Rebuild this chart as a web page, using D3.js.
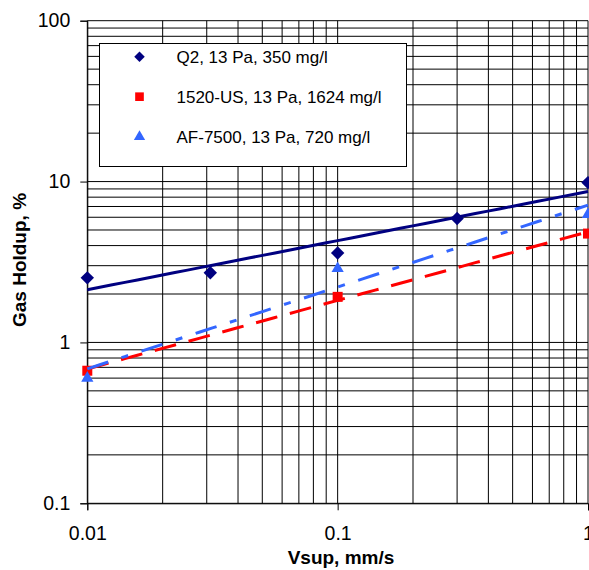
<!DOCTYPE html>
<html>
<head>
<meta charset="utf-8">
<script src="https://cdn.jsdelivr.net/npm/d3@7/dist/d3.min.js"></script>
<style>
  html, body { margin: 0; padding: 0; background: #fff; }
  svg { display: block; font-family: "Liberation Sans", Arial, sans-serif; }
</style>
</head>
<body>
<svg id="chart" width="589" height="570"></svg>
<script>
// ---- Data ----
const seriesNames = ["Q2, 13 Pa, 350 mg/l", "1520-US, 13 Pa, 1624 mg/l", "AF-7500, 13 Pa, 720 mg/l"];
const vsupQ2 = [0.01, 0.031, 0.1, 0.3, 1];
const holdupQ2 = [2.52, 2.71, 3.6, 5.9, 9.85];
const vsup1520 = [0.01, 0.1, 1];
const holdup1520 = [0.667, 1.92, 4.75];
const vsupAF = [0.01, 0.1, 1];
const holdupAF = [0.6, 2.88, 6.25];
const xTickValues = [0.01, 0.1, 1];
const xTickLabels = ["0.01", "0.1", "1"];
const yTickValues = [0.1, 1, 10, 100];
const yTickLabels = ["0.1", "1", "10", "100"];
const xTitle = "Vsup, mm/s";
const yTitle = "Gas Holdup, %";

// ---- Layout ----
const svg = d3.select("#chart");
const pLeft = 87.3, pRight = 588, pTop = 20.7, pBottom = 503.3;
const x = d3.scaleLog().domain([0.01, 1]).range([pLeft, pRight]);
const y = d3.scaleLog().domain([0.1, 100]).range([pBottom, pTop]);

const series = [
  { name: seriesNames[0], xs: vsupQ2, ys: holdupQ2, color: "#000080", symbol: "diamond", dash: null },
  { name: seriesNames[1], xs: vsup1520, ys: holdup1520, color: "#FF0000", symbol: "square", dash: "22,13" },
  { name: seriesNames[2], xs: vsupAF, ys: holdupAF, color: "#3366FF", symbol: "triangle", dash: "22,14,7,14" }
];

// ---- Gridlines (major + minor, both directions) ----
const grid = svg.append("g");
const xGridVals = [];
for (let d = 0.01; d < 0.5; d *= 10) for (let k = 1; k <= 9; k++) xGridVals.push(+(d * k).toPrecision(3));
xGridVals.push(1);
const yGridVals = [];
for (let d = 0.1; d < 50; d *= 10) for (let k = 1; k <= 9; k++) yGridVals.push(+(d * k).toPrecision(3));
yGridVals.push(100);

grid.selectAll("line.gx").data(xGridVals).enter().append("line")
  .attr("x1", d => x(d)).attr("x2", d => x(d))
  .attr("y1", pTop).attr("y2", pBottom)
  .attr("stroke", "#000").attr("stroke-width", 1);
grid.selectAll("line.gy").data(yGridVals).enter().append("line")
  .attr("x1", pLeft).attr("x2", pRight)
  .attr("y1", d => y(d)).attr("y2", d => y(d))
  .attr("stroke", "#000").attr("stroke-width", 1);

// ---- Axes ----
const yAxis = d3.axisLeft(y).tickValues(yTickValues)
  .tickFormat((d, i) => yTickLabels[i]).tickSize(7).tickPadding(10);
const yg = svg.append("g").attr("transform", `translate(${pLeft},0)`).call(yAxis);
yg.select(".domain").attr("stroke", "#000");
yg.selectAll("text").attr("font-size", 19.5).attr("fill", "#000")
  .attr("font-family", "'Liberation Sans', Arial, sans-serif");

const xAxis = d3.axisBottom(x).tickValues(xTickValues)
  .tickFormat((d, i) => xTickLabels[i]).tickSize(7).tickPadding(16);
const xg = svg.append("g").attr("transform", `translate(0,${pBottom})`).call(xAxis);
xg.select(".domain").attr("stroke", "#000");
xg.selectAll("text").attr("font-size", 19.5).attr("fill", "#000")
  .attr("font-family", "'Liberation Sans', Arial, sans-serif");

// ---- Power trendlines (least squares fit in log-log space) ----
function powerFit(xs, ys) {
  const lx = xs.map(Math.log10), ly = ys.map(Math.log10);
  const mx = d3.mean(lx), my = d3.mean(ly);
  const b = d3.sum(lx.map((v, i) => (v - mx) * (ly[i] - my))) / d3.sum(lx.map(v => (v - mx) ** 2));
  const a = my - b * mx;
  return v => Math.pow(10, a + b * Math.log10(v));
}

// ---- Markers ----
const symbolFor = {
  diamond: d3.symbol().type(d3.symbolSquare).size(90),
  square: d3.symbol().type(d3.symbolSquare).size(100),
  triangle: d3.symbol().type(d3.symbolTriangle).size(65)
};

series.forEach(s => {
  const g = svg.append("g");
  g.selectAll("path").data(s.xs.map((v, i) => [v, s.ys[i]])).enter().append("path")
    .attr("d", symbolFor[s.symbol]())
    .attr("transform", d => `translate(${x(d[0])},${y(d[1])})` + (s.symbol === "diamond" ? " rotate(45)" : ""))
    .attr("fill", s.color);
});

series.forEach(s => {
  const f = powerFit(s.xs, s.ys);
  const xs = d3.range(0, 41).map(i => Math.pow(10, -2 + i * 0.05));
  const pts = xs.map(v => [v, f(v)]);
  const line = d3.line().x(d => x(d[0])).y(d => y(d[1]));
  svg.append("path").datum(pts).attr("d", line)
    .attr("fill", "none").attr("stroke", s.color).attr("stroke-width", 3)
    .attr("stroke-dasharray", s.dash);
});

// ---- Legend ----
const lg = svg.append("g");
lg.append("rect").attr("x", 99.5).attr("y", 43.5).attr("width", 307).attr("height", 123)
  .attr("fill", "#fff").attr("stroke", "#000").attr("stroke-width", 1);
series.forEach((s, i) => {
  const cy = 56.7 + i * 40;
  lg.append("path").attr("d", d3.symbol().type(s.symbol === "triangle" ? d3.symbolTriangle : d3.symbolSquare)
      .size(s.symbol === "diamond" ? 55 : (s.symbol === "square" ? 75 : 55))())
    .attr("transform", `translate(139.5,${cy})` + (s.symbol === "diamond" ? " rotate(45)" : ""))
    .attr("fill", s.color);
  lg.append("text").attr("x", 176.5).attr("y", cy).attr("dy", "0.36em")
    .attr("font-size", 17).attr("fill", "#000").text(s.name);
});

// ---- Titles ----
svg.append("text").attr("x", 341).attr("y", 564).attr("text-anchor", "middle")
  .attr("font-size", 19).attr("font-weight", "bold").attr("fill", "#000").text(xTitle);
svg.append("text").attr("transform", "translate(26,260) rotate(-90)").attr("text-anchor", "middle")
  .attr("font-size", 19).attr("font-weight", "bold").attr("fill", "#000").text(yTitle);
</script>
</body>
</html>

## STATED PROBLEM:
Take the data above and repeat it exactly, leaving each picture out.

## OUTPUT FOR THIS TASK:
Rebuild this chart as a web page, using D3.js.
<!DOCTYPE html>
<html>
<head>
<meta charset="utf-8">
<script src="https://cdn.jsdelivr.net/npm/d3@7/dist/d3.min.js"></script>
<style>
  html, body { margin: 0; padding: 0; background: #fff; }
  svg { display: block; font-family: "Liberation Sans", Arial, sans-serif; }
</style>
</head>
<body>
<svg id="chart" width="589" height="570"></svg>
<script>
// ---- Data ----
const seriesNames = ["Q2, 13 Pa, 350 mg/l", "1520-US, 13 Pa, 1624 mg/l", "AF-7500, 13 Pa, 720 mg/l"];
const vsupQ2 = [0.01, 0.031, 0.1, 0.3, 1];
const holdupQ2 = [2.52, 2.71, 3.6, 5.9, 9.85];
const vsup1520 = [0.01, 0.1, 1];
const holdup1520 = [0.667, 1.92, 4.75];
const vsupAF = [0.01, 0.1, 1];
const holdupAF = [0.6, 2.88, 6.25];
const xTickValues = [0.01, 0.1, 1];
const xTickLabels = ["0.01", "0.1", "1"];
const yTickValues = [0.1, 1, 10, 100];
const yTickLabels = ["0.1", "1", "10", "100"];
const xTitle = "Vsup, mm/s";
const yTitle = "Gas Holdup, %";

// ---- Layout ----
const svg = d3.select("#chart");
const pLeft = 87.3, pRight = 588, pTop = 20.7, pBottom = 503.3;
const x = d3.scaleLog().domain([0.01, 1]).range([pLeft, pRight]);
const y = d3.scaleLog().domain([0.1, 100]).range([pBottom, pTop]);

const series = [
  { name: seriesNames[0], xs: vsupQ2, ys: holdupQ2, color: "#000080", symbol: "diamond", dash: null },
  { name: seriesNames[1], xs: vsup1520, ys: holdup1520, color: "#FF0000", symbol: "square", dash: "22,13" },
  { name: seriesNames[2], xs: vsupAF, ys: holdupAF, color: "#3366FF", symbol: "triangle", dash: "22,14,7,14" }
];

// ---- Gridlines (major + minor, both directions) ----
const grid = svg.append("g");
const xGridVals = [];
for (let d = 0.01; d < 0.5; d *= 10) for (let k = 1; k <= 9; k++) xGridVals.push(+(d * k).toPrecision(3));
xGridVals.push(1);
const yGridVals = [];
for (let d = 0.1; d < 50; d *= 10) for (let k = 1; k <= 9; k++) yGridVals.push(+(d * k).toPrecision(3));
yGridVals.push(100);

grid.selectAll("line.gx").data(xGridVals).enter().append("line")
  .attr("x1", d => x(d)).attr("x2", d => x(d))
  .attr("y1", pTop).attr("y2", pBottom)
  .attr("stroke", "#000").attr("stroke-width", 1);
grid.selectAll("line.gy").data(yGridVals).enter().append("line")
  .attr("x1", pLeft).attr("x2", pRight)
  .attr("y1", d => y(d)).attr("y2", d => y(d))
  .attr("stroke", "#000").attr("stroke-width", 1);

// ---- Axes ----
const yAxis = d3.axisLeft(y).tickValues(yTickValues)
  .tickFormat((d, i) => yTickLabels[i]).tickSize(7).tickPadding(10);
const yg = svg.append("g").attr("transform", `translate(${pLeft},0)`).call(yAxis);
yg.select(".domain").attr("stroke", "#000");
yg.selectAll("text").attr("font-size", 19.5).attr("fill", "#000")
  .attr("font-family", "'Liberation Sans', Arial, sans-serif");

const xAxis = d3.axisBottom(x).tickValues(xTickValues)
  .tickFormat((d, i) => xTickLabels[i]).tickSize(7).tickPadding(16);
const xg = svg.append("g").attr("transform", `translate(0,${pBottom})`).call(xAxis);
xg.select(".domain").attr("stroke", "#000");
xg.selectAll("text").attr("font-size", 19.5).attr("fill", "#000")
  .attr("font-family", "'Liberation Sans', Arial, sans-serif");

// ---- Power trendlines (least squares fit in log-log space) ----
function powerFit(xs, ys) {
  const lx = xs.map(Math.log10), ly = ys.map(Math.log10);
  const mx = d3.mean(lx), my = d3.mean(ly);
  const b = d3.sum(lx.map((v, i) => (v - mx) * (ly[i] - my))) / d3.sum(lx.map(v => (v - mx) ** 2));
  const a = my - b * mx;
  return v => Math.pow(10, a + b * Math.log10(v));
}

// ---- Markers ----
const symbolFor = {
  diamond: d3.symbol().type(d3.symbolSquare).size(90),
  square: d3.symbol().type(d3.symbolSquare).size(100),
  triangle: d3.symbol().type(d3.symbolTriangle).size(65)
};

series.forEach(s => {
  const g = svg.append("g");
  g.selectAll("path").data(s.xs.map((v, i) => [v, s.ys[i]])).enter().append("path")
    .attr("d", symbolFor[s.symbol]())
    .attr("transform", d => `translate(${x(d[0])},${y(d[1])})` + (s.symbol === "diamond" ? " rotate(45)" : ""))
    .attr("fill", s.color);
});

series.forEach(s => {
  const f = powerFit(s.xs, s.ys);
  const xs = d3.range(0, 41).map(i => Math.pow(10, -2 + i * 0.05));
  const pts = xs.map(v => [v, f(v)]);
  const line = d3.line().x(d => x(d[0])).y(d => y(d[1]));
  svg.append("path").datum(pts).attr("d", line)
    .attr("fill", "none").attr("stroke", s.color).attr("stroke-width", 3)
    .attr("stroke-dasharray", s.dash);
});

// ---- Legend ----
const lg = svg.append("g");
lg.append("rect").attr("x", 99.5).attr("y", 43.5).attr("width", 307).attr("height", 123)
  .attr("fill", "#fff").attr("stroke", "#000").attr("stroke-width", 1);
series.forEach((s, i) => {
  const cy = 56.7 + i * 40;
  lg.append("path").attr("d", d3.symbol().type(s.symbol === "triangle" ? d3.symbolTriangle : d3.symbolSquare)
      .size(s.symbol === "diamond" ? 55 : (s.symbol === "square" ? 75 : 55))())
    .attr("transform", `translate(139.5,${cy})` + (s.symbol === "diamond" ? " rotate(45)" : ""))
    .attr("fill", s.color);
  lg.append("text").attr("x", 176.5).attr("y", cy).attr("dy", "0.36em")
    .attr("font-size", 17).attr("fill", "#000").text(s.name);
});

// ---- Titles ----
svg.append("text").attr("x", 341).attr("y", 564).attr("text-anchor", "middle")
  .attr("font-size", 19).attr("font-weight", "bold").attr("fill", "#000").text(xTitle);
svg.append("text").attr("transform", "translate(26,260) rotate(-90)").attr("text-anchor", "middle")
  .attr("font-size", 19).attr("font-weight", "bold").attr("fill", "#000").text(yTitle);
</script>
</body>
</html>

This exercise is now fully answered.